The Global Economic Implications of The Bill Cosby Tragedy

Talk about link bait. Gotcha. No, seriously, I do have a point to make. I’ve seen some excellent commentary about how so many people were unwilling to accept even the possibility that Bill Cosby drugged and raped women. He was a symbol to white people that relations with Blacks could be positive. And he was a symbol to fellow African-Americans because he achieved a successful lifestyle, at least on television.

I know exactly how this pattern of disbelief works because it has plagued me for the more than three decades I have been trying to help Americans to understand the emerging competitive challenge from East Asia and how we must respond to it.

People don’t want to believe that Japan remains a powerful, sophisticated nation, so they choose not to. They want to believe it is failing because it doesn’t embrace American ideals. So the Japanese are failing. That takes care of them.

People don’t want to believe that China is an even bigger, although somewhat less sophisticated, competitor. They want to believe that the Chinese will start embracing Western values and allow democracy to take root and the Communist Party will ultimately be dethroned. That’s what they want to believe so they believe it in the face of tremendous evidence to the contrary.

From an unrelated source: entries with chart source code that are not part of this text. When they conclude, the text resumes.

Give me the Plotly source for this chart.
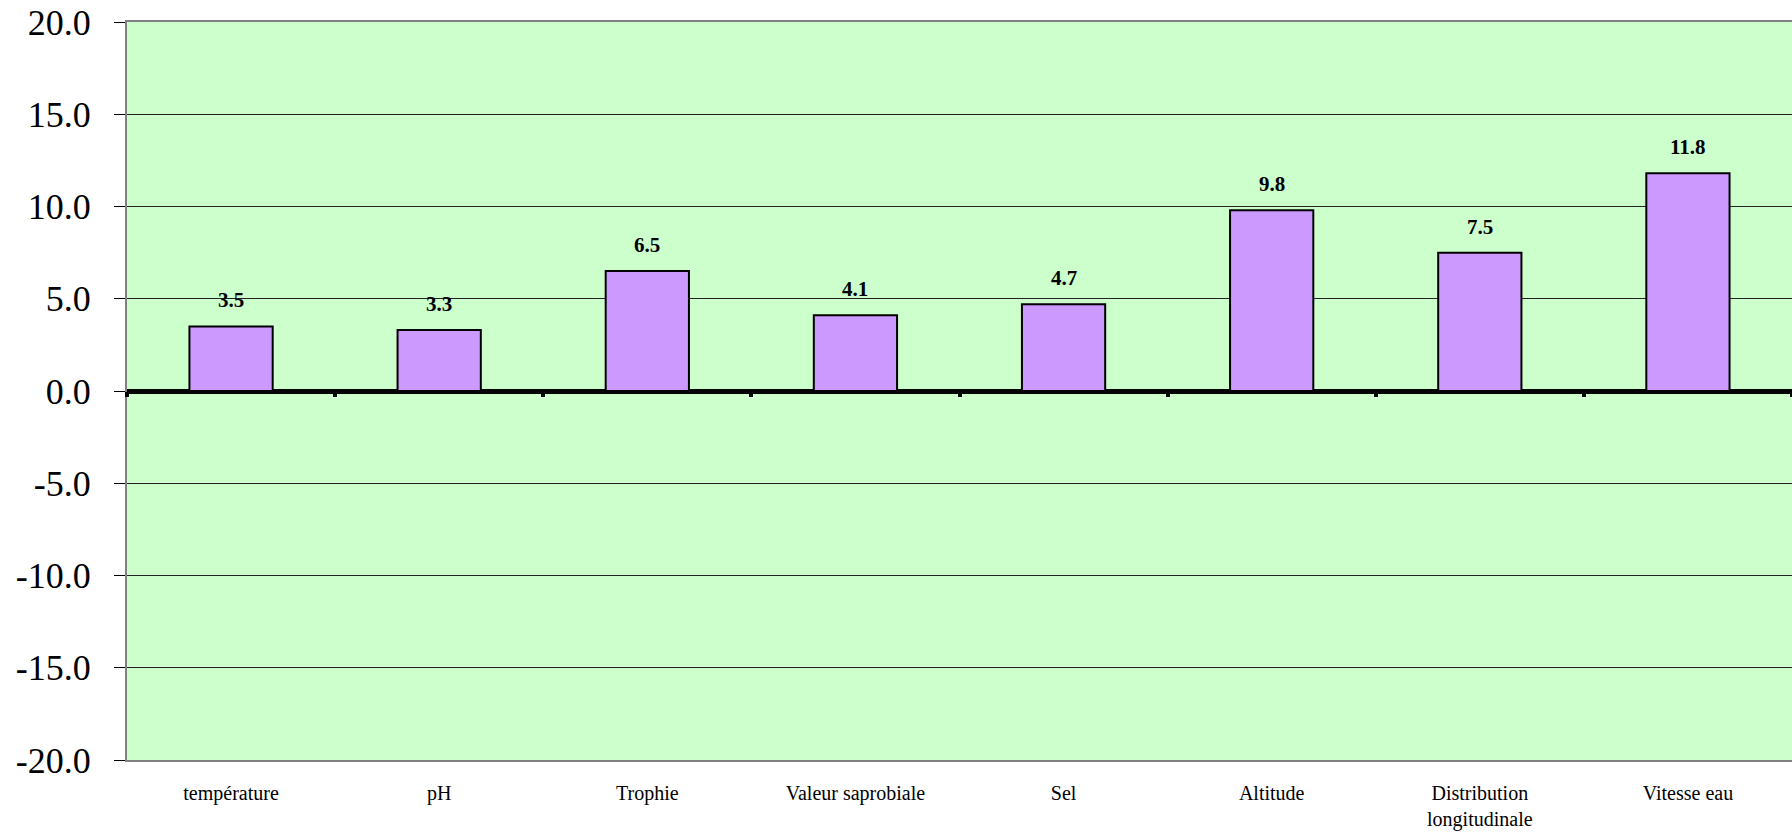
import plotly.graph_objects as go

categories = ["température", "pH", "Trophie", "Valeur saprobiale", "Sel",
              "Altitude", "Distribution<br>longitudinale", "Vitesse eau"]
values = [3.5, 3.3, 6.5, 4.1, 4.7, 9.8, 7.5, 11.8]
y_ticks = [20, 15, 10, 5, 0, -5, -10, -15, -20]
y_tick_labels = [f"{v:.1f}" for v in y_ticks]

FONT = "Liberation Serif"

fig = go.Figure()
fig.add_trace(go.Bar(
    x=categories, y=values,
    marker=dict(color="#CC99FF", line=dict(color="black", width=2)),
    width=0.4,
    hoverinfo="skip",
))

for c, v in zip(categories, values):
    fig.add_annotation(x=c, y=v, text=f"<b>{v:.1f}</b>", showarrow=False,
                       yanchor="bottom", yshift=12,
                       font=dict(family=FONT, size=21, color="black"))

n = len(categories)
fig.update_layout(
    width=1792, height=834,
    margin=dict(l=127, r=0, t=22, b=74, autoexpand=False),
    paper_bgcolor="white",
    plot_bgcolor="#CCFFCC",
    showlegend=False,
    font=dict(family=FONT, color="black"),
    xaxis=dict(
        type="category", categoryorder="array", categoryarray=categories,
        range=[-0.5, n - 0.5],
        showgrid=False, zeroline=False,
        showline=True, linecolor="#808080", linewidth=2, mirror=True,
        ticks="", tickfont=dict(family=FONT, size=20, color="black"),
        ticklabelstandoff=14,
    ),
    xaxis2=dict(
        overlaying="x", anchor="free", position=0.5,
        range=[-0.5, n - 0.5],
        tickvals=[i - 0.5 for i in range(n + 1)],
        showticklabels=False, ticks="outside", ticklen=5, tickwidth=4,
        tickcolor="black", showgrid=False, zeroline=False, showline=False,
    ),
    yaxis=dict(
        range=[-20, 20],
        tickvals=y_ticks, ticktext=y_tick_labels,
        showgrid=True, gridcolor="#222222", gridwidth=1,
        zeroline=True, zerolinecolor="black", zerolinewidth=5,
        showline=True, linecolor="#808080", linewidth=2, mirror=False,
        ticks="outside", ticklen=11, tickcolor="black", tickwidth=1,
        tickfont=dict(family=FONT, size=36, color="black"),
        ticklabelstandoff=16,
    ),
)

# invisible trace so xaxis2 renders
fig.add_trace(go.Scatter(x=[0], y=[0], xaxis="x2", mode="markers",
                         marker=dict(opacity=0), hoverinfo="skip",
                         showlegend=False))

fig.write_html("out.html")
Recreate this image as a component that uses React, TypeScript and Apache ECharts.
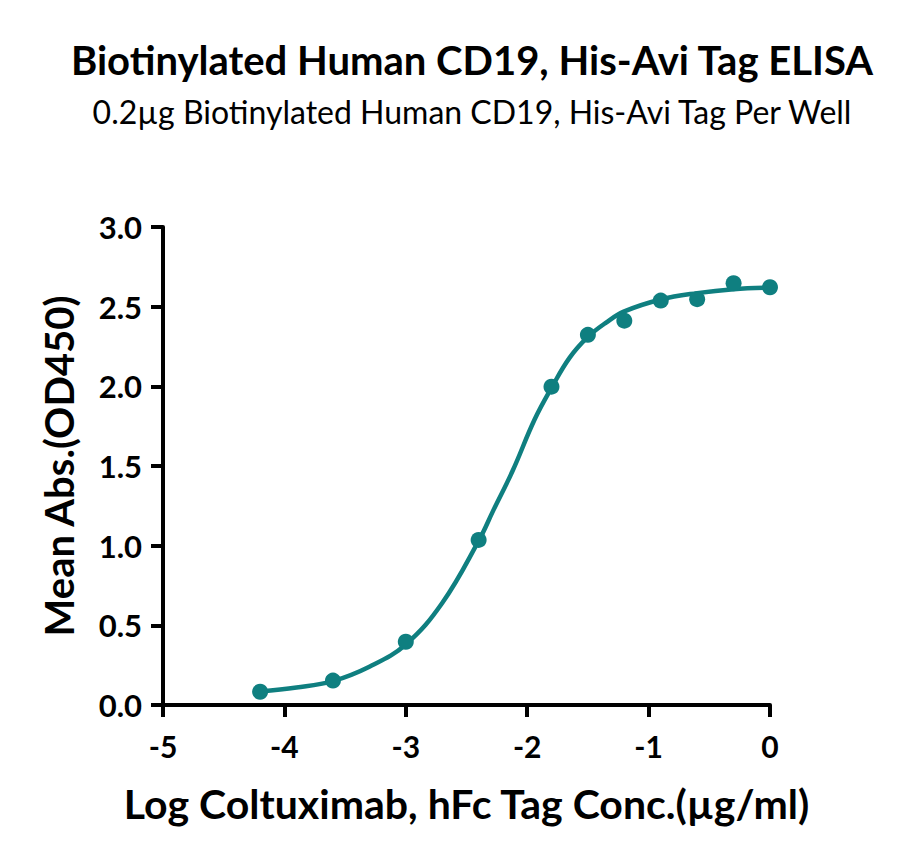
import React, { useEffect, useRef } from 'react';
import * as echarts from 'echarts';

// measured points (log concentration, OD450)
const logConc: number[] = [-4.2, -3.6, -3.0, -2.4, -1.8, -1.5, -1.2, -0.9, -0.6, -0.3, 0];
const meanAbs: number[] = [0.083, 0.153, 0.397, 1.036, 1.998, 2.323, 2.412, 2.538, 2.547, 2.647, 2.622];

// fitted curve
const curveX: number[] = [-4.2, -3.9, -3.6, -3.3, -3.0, -2.7, -2.4, -2.28, -2.12, -1.94, -1.8, -1.65, -1.5, -1.35, -1.2, -0.9, -0.6, -0.3, 0];
const curveY: number[] = [0.085, 0.11, 0.15, 0.24, 0.38, 0.64, 1.03, 1.22, 1.47, 1.79, 1.99, 2.18, 2.31, 2.4, 2.47, 2.545, 2.585, 2.61, 2.62];

const xTicks: number[] = [-5, -4, -3, -2, -1, 0];
const yTicks: number[] = [0, 0.5, 1, 1.5, 2, 2.5, 3];

const TEAL = '#0f7f80';
const FONT = 'Lato';

const App: React.FC = () => {
  const chartRef = useRef<HTMLDivElement | null>(null);

  useEffect(() => {
    const chart = echarts.init(chartRef.current!, null, { renderer: 'svg' });

    const axisLine = { show: true, onZero: false, lineStyle: { color: '#000', width: 4 } };
    const axisTick = { show: true, length: 12, lineStyle: { color: '#000', width: 4 } };

    const option = {
      animation: false,
      backgroundColor: '#fff',
      title: [
        {
          text: 'Biotinylated Human CD19, His-Avi Tag ELISA',
          left: 467,
          top: 35,
          textAlign: 'center',
          textStyle: { fontFamily: FONT, fontSize: 40, fontWeight: 'bold', color: '#000' }
        },
        {
          text: '0.2µg Biotinylated Human CD19, His-Avi Tag Per Well',
          left: 467,
          top: 90,
          textAlign: 'center',
          textStyle: { fontFamily: FONT, fontSize: 32, fontWeight: 'normal', color: '#000' }
        }
      ],
      grid: { left: 163, right: 130, top: 227, bottom: 158 },
      xAxis: {
        type: 'value',
        min: xTicks[0],
        max: xTicks[xTicks.length - 1],
        interval: 1,
        axisLine,
        axisTick,
        splitLine: { show: false },
        axisLabel: { margin: 26, fontFamily: FONT, fontSize: 30, fontWeight: 'bold', color: '#000' },
        name: 'Log Coltuximab, hFc Tag Conc.(µg/ml)',
        nameLocation: 'middle',
        nameGap: 78,
        nameTextStyle: { fontFamily: FONT, fontSize: 41, fontWeight: 'bold', color: '#000' }
      },
      yAxis: {
        type: 'value',
        min: yTicks[0],
        max: yTicks[yTicks.length - 1],
        interval: 0.5,
        axisLine,
        axisTick,
        splitLine: { show: false },
        axisLabel: {
          margin: 21,
          fontFamily: FONT,
          fontSize: 31,
          fontWeight: 'bold',
          color: '#000',
          formatter: (v: number) => v.toFixed(1)
        },
        name: 'Mean Abs.(OD450)',
        nameLocation: 'middle',
        nameGap: 84,
        nameTextStyle: { fontFamily: FONT, fontSize: 40, fontWeight: 'bold', color: '#000' }
      },
      series: [
        {
          type: 'line',
          data: curveX.map((x, i) => [x, curveY[i]]),
          smooth: 0.4,
          showSymbol: false,
          lineStyle: { color: TEAL, width: 4.5 },
          z: 2
        },
        {
          type: 'scatter',
          data: logConc.map((x, i) => [x, meanAbs[i]]),
          symbol: 'circle',
          symbolSize: 16,
          itemStyle: { color: TEAL, opacity: 1 },
          z: 3
        }
      ]
    };

    chart.setOption(option);
    return () => chart.dispose();
  }, []);

  return <div ref={chartRef} style={{ width: 900, height: 863, margin: -8 }} />;
};

export default App;
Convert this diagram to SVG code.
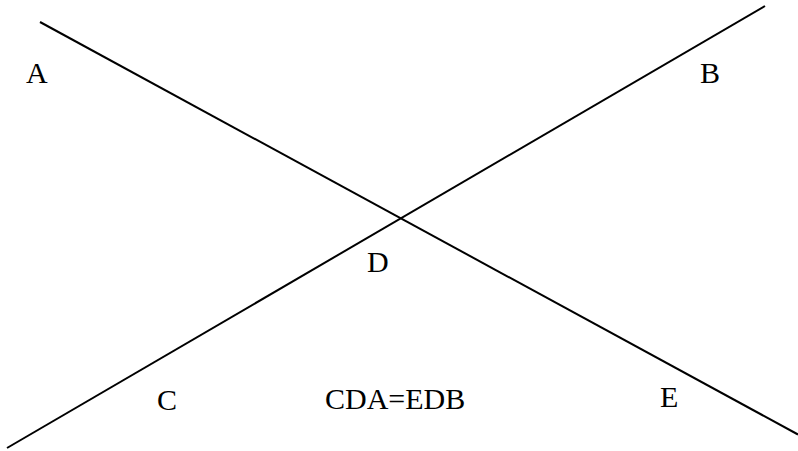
<svg xmlns="http://www.w3.org/2000/svg" width="798" height="451" viewBox="0 0 798 451">
<style>
.ln{stroke:#000;stroke-width:2;fill:none}
.lb{font-family:"Liberation Serif","Times New Roman",serif;font-size:30px;fill:#000}
</style>
<rect width="798" height="451" fill="#fff"/>
<g id="connectors">
<line class="ln" x1="40" y1="22" x2="798" y2="434.5"/>
<line class="ln" x1="7" y1="448" x2="765" y2="6"/>
</g>
<g id="A"><text class="lb" x="26" y="83">A</text></g>
<g id="B"><text class="lb" x="700" y="83">B</text></g>
<g id="C"><text class="lb" x="157" y="410">C</text></g>
<g id="D"><text class="lb" x="367" y="272">D</text></g>
<g id="E"><text class="lb" x="660" y="407">E</text></g>
<g id="eq"><text class="lb" x="325" y="409">CDA=EDB</text></g>
</svg>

It’s particularly shocking that, in percentage terms, so many Chinese are studying or speaking English. We aren’t even trying to learn their language.

People don’t want to believe that we have to improve our elementary-to-high school education system to compete against societies that place a huge emphasis on education. We prefer to believe that Americans deserve economic well-being and that we don’t have to educate ourselves to achieve that. So that’s what we believe.

People also don’t want to believe that we have to examine the relationships among key players in our brand of capitalism. They prefer cowboy-style, John Wayne, go it alone tendencies. I’ve argued that we need to improve coordination between management and labor, between universities and the private sector, between states and regions and start-up companies, and so forth. This smarter brand of capitalism has taken root in some places in the country, and they are experiencing wealth as a result. But taken as a whole, America doesn’t want to believe that we need to change anything to better compete in the world. So we don’t.

The power of collective wishful thinking is enormous and the Bill Cosby affair is only the latest reminder.